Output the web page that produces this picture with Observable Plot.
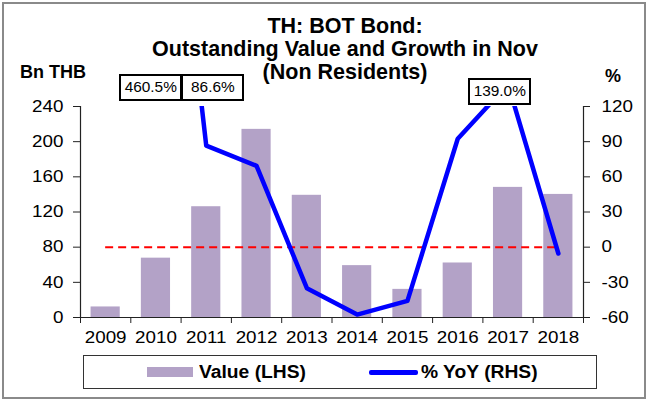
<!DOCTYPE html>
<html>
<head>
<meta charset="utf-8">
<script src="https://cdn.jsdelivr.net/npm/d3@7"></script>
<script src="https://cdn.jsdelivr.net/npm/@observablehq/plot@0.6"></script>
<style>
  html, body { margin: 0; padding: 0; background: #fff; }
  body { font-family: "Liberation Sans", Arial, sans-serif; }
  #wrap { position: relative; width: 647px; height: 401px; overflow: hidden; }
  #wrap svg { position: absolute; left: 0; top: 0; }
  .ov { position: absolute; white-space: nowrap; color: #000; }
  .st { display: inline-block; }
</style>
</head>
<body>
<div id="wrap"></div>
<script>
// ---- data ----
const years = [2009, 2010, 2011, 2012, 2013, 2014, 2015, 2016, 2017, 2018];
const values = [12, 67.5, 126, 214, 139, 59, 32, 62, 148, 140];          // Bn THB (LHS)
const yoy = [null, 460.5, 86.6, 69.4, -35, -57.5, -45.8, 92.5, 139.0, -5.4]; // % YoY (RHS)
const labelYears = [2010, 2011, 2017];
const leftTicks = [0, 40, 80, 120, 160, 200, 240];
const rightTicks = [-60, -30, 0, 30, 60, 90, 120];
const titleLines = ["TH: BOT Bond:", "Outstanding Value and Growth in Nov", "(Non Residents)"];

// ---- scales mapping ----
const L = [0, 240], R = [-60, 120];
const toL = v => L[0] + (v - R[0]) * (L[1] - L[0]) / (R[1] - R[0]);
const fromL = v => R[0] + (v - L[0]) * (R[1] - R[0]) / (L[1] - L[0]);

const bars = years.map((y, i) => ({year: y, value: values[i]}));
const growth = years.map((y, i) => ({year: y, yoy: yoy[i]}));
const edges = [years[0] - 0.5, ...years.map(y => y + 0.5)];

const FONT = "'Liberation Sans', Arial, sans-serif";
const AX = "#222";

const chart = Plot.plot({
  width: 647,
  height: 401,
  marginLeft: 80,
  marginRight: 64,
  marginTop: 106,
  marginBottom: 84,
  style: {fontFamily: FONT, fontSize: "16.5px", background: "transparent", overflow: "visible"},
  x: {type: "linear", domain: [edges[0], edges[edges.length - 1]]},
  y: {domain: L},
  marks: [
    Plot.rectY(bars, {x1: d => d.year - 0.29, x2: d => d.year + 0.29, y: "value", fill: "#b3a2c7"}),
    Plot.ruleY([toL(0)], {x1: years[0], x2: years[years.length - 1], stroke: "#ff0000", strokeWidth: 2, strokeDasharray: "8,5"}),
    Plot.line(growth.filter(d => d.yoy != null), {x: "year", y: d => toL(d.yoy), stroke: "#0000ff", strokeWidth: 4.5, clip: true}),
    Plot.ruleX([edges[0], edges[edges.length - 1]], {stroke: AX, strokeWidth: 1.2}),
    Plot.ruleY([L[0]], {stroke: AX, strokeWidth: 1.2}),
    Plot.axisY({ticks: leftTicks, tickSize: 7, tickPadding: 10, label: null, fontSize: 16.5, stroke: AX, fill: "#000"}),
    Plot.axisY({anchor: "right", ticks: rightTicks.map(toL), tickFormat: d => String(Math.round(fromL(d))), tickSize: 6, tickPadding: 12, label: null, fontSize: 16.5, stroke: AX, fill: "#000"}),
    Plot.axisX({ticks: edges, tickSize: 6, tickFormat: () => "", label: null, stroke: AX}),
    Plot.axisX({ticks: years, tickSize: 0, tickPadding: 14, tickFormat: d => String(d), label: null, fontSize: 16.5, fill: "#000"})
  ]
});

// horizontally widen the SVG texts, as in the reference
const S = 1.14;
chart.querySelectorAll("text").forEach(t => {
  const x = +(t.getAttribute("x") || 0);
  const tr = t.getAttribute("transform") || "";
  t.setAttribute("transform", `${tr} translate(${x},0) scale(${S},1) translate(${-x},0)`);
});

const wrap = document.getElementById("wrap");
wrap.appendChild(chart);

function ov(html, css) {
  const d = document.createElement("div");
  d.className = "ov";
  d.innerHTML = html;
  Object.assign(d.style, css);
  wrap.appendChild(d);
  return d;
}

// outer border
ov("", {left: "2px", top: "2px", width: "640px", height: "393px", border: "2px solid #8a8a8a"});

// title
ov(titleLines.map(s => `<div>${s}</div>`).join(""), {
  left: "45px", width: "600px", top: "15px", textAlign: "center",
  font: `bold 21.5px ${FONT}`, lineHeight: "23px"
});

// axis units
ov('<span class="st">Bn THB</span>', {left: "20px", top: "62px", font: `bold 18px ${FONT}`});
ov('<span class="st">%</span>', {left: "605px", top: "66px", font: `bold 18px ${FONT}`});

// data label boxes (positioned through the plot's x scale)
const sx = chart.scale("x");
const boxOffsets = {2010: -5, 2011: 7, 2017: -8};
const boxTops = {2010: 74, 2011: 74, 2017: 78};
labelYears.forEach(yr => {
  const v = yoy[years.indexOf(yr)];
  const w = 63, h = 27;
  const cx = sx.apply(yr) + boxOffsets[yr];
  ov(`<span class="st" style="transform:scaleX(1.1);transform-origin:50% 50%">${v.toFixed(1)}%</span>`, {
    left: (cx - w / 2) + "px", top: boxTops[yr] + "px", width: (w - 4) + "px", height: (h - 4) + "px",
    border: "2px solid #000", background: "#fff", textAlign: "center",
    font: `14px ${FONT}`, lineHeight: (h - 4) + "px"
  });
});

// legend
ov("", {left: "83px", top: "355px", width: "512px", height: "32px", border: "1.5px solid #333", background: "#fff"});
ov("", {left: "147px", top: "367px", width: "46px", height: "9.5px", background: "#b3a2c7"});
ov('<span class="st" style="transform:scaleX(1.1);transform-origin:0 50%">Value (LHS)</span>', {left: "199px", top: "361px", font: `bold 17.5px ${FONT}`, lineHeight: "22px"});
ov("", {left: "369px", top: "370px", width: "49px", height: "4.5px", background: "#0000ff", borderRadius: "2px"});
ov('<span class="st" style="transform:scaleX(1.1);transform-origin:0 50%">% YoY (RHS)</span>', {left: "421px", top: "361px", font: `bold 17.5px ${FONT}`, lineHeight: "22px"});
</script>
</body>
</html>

_Requirement_
Leave out the pictures. Transcribe only the lines above, from the first through the one that contains "const edges = [years[0]".

_Output_
Output the web page that produces this picture with Observable Plot.
<!DOCTYPE html>
<html>
<head>
<meta charset="utf-8">
<script src="https://cdn.jsdelivr.net/npm/d3@7"></script>
<script src="https://cdn.jsdelivr.net/npm/@observablehq/plot@0.6"></script>
<style>
  html, body { margin: 0; padding: 0; background: #fff; }
  body { font-family: "Liberation Sans", Arial, sans-serif; }
  #wrap { position: relative; width: 647px; height: 401px; overflow: hidden; }
  #wrap svg { position: absolute; left: 0; top: 0; }
  .ov { position: absolute; white-space: nowrap; color: #000; }
  .st { display: inline-block; }
</style>
</head>
<body>
<div id="wrap"></div>
<script>
// ---- data ----
const years = [2009, 2010, 2011, 2012, 2013, 2014, 2015, 2016, 2017, 2018];
const values = [12, 67.5, 126, 214, 139, 59, 32, 62, 148, 140];          // Bn THB (LHS)
const yoy = [null, 460.5, 86.6, 69.4, -35, -57.5, -45.8, 92.5, 139.0, -5.4]; // % YoY (RHS)
const labelYears = [2010, 2011, 2017];
const leftTicks = [0, 40, 80, 120, 160, 200, 240];
const rightTicks = [-60, -30, 0, 30, 60, 90, 120];
const titleLines = ["TH: BOT Bond:", "Outstanding Value and Growth in Nov", "(Non Residents)"];

// ---- scales mapping ----
const L = [0, 240], R = [-60, 120];
const toL = v => L[0] + (v - R[0]) * (L[1] - L[0]) / (R[1] - R[0]);
const fromL = v => R[0] + (v - L[0]) * (R[1] - R[0]) / (L[1] - L[0]);

const bars = years.map((y, i) => ({year: y, value: values[i]}));
const growth = years.map((y, i) => ({year: y, yoy: yoy[i]}));
const edges = [years[0] - 0.5, ...years.map(y => y + 0.5)];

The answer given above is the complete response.